> **SHORT TASK**: Omit images. Retype all entries verbatim.

> **EXCERPTED RECORDS**:
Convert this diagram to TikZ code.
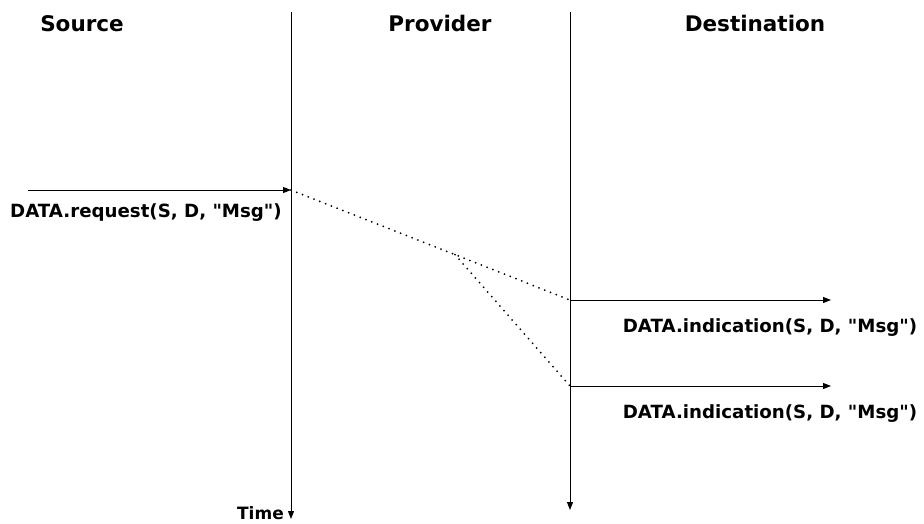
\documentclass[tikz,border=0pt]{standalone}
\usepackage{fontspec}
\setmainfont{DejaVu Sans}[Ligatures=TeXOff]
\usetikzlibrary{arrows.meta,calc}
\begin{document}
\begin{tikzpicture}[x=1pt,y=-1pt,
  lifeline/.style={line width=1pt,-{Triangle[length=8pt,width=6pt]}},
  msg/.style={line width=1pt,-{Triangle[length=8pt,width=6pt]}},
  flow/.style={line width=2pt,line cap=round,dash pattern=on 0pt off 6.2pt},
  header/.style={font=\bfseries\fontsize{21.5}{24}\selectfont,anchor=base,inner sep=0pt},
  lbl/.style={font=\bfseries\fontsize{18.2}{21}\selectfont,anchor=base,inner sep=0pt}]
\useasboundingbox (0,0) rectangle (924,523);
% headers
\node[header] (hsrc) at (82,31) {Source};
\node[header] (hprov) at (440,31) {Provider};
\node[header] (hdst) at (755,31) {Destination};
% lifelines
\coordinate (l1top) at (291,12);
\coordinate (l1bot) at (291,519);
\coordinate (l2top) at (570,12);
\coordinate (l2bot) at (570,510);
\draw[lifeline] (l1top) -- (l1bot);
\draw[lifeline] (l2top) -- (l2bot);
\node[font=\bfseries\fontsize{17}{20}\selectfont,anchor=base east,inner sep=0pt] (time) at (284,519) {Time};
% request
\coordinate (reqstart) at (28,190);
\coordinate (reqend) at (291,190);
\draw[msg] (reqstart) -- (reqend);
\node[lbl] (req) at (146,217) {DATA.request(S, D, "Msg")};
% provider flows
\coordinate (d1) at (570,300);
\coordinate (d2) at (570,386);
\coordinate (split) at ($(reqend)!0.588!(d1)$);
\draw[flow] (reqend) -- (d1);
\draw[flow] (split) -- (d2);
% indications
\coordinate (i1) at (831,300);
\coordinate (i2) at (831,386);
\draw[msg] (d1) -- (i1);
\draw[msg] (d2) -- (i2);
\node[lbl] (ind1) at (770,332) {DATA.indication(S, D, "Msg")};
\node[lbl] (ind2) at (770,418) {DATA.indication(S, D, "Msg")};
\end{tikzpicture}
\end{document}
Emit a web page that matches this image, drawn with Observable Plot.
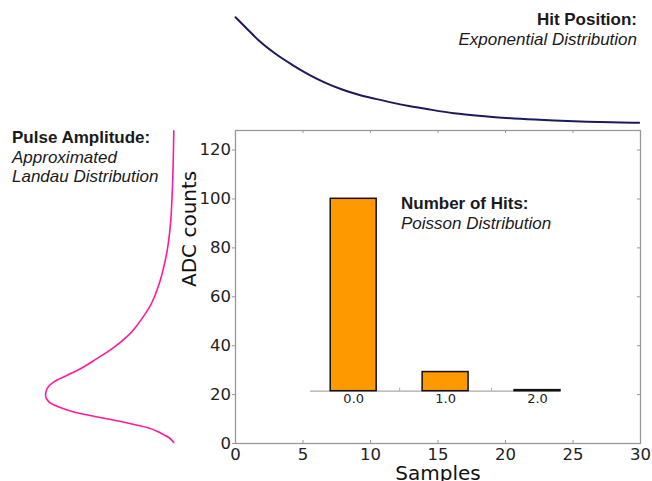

> **ANSWER FOR THE TASK**:
Convert this diagram to TikZ code.
\documentclass[tikz,border=0pt]{standalone}
\usepackage{fontspec}
\setmainfont{DejaVu Sans}[Ligatures=TeXOff]
\usetikzlibrary{arrows.meta,calc}
\begin{document}
\begin{tikzpicture}[x=1pt,y=-1pt,
  lifeline/.style={line width=1pt,-{Triangle[length=8pt,width=6pt]}},
  msg/.style={line width=1pt,-{Triangle[length=8pt,width=6pt]}},
  flow/.style={line width=2pt,line cap=round,dash pattern=on 0pt off 6.2pt},
  header/.style={font=\bfseries\fontsize{21.5}{24}\selectfont,anchor=base,inner sep=0pt},
  lbl/.style={font=\bfseries\fontsize{18.2}{21}\selectfont,anchor=base,inner sep=0pt}]
\useasboundingbox (0,0) rectangle (924,523);
% headers
\node[header] (hsrc) at (82,31) {Source};
\node[header] (hprov) at (440,31) {Provider};
\node[header] (hdst) at (755,31) {Destination};
% lifelines
\coordinate (l1top) at (291,12);
\coordinate (l1bot) at (291,519);
\coordinate (l2top) at (570,12);
\coordinate (l2bot) at (570,510);
\draw[lifeline] (l1top) -- (l1bot);
\draw[lifeline] (l2top) -- (l2bot);
\node[font=\bfseries\fontsize{17}{20}\selectfont,anchor=base east,inner sep=0pt] (time) at (284,519) {Time};
% request
\coordinate (reqstart) at (28,190);
\coordinate (reqend) at (291,190);
\draw[msg] (reqstart) -- (reqend);
\node[lbl] (req) at (146,217) {DATA.request(S, D, "Msg")};
% provider flows
\coordinate (d1) at (570,300);
\coordinate (d2) at (570,386);
\coordinate (split) at ($(reqend)!0.588!(d1)$);
\draw[flow] (reqend) -- (d1);
\draw[flow] (split) -- (d2);
% indications
\coordinate (i1) at (831,300);
\coordinate (i2) at (831,386);
\draw[msg] (d1) -- (i1);
\draw[msg] (d2) -- (i2);
\node[lbl] (ind1) at (770,332) {DATA.indication(S, D, "Msg")};
\node[lbl] (ind2) at (770,418) {DATA.indication(S, D, "Msg")};
\end{tikzpicture}
\end{document}
Emit a web page that matches this image, drawn with Observable Plot.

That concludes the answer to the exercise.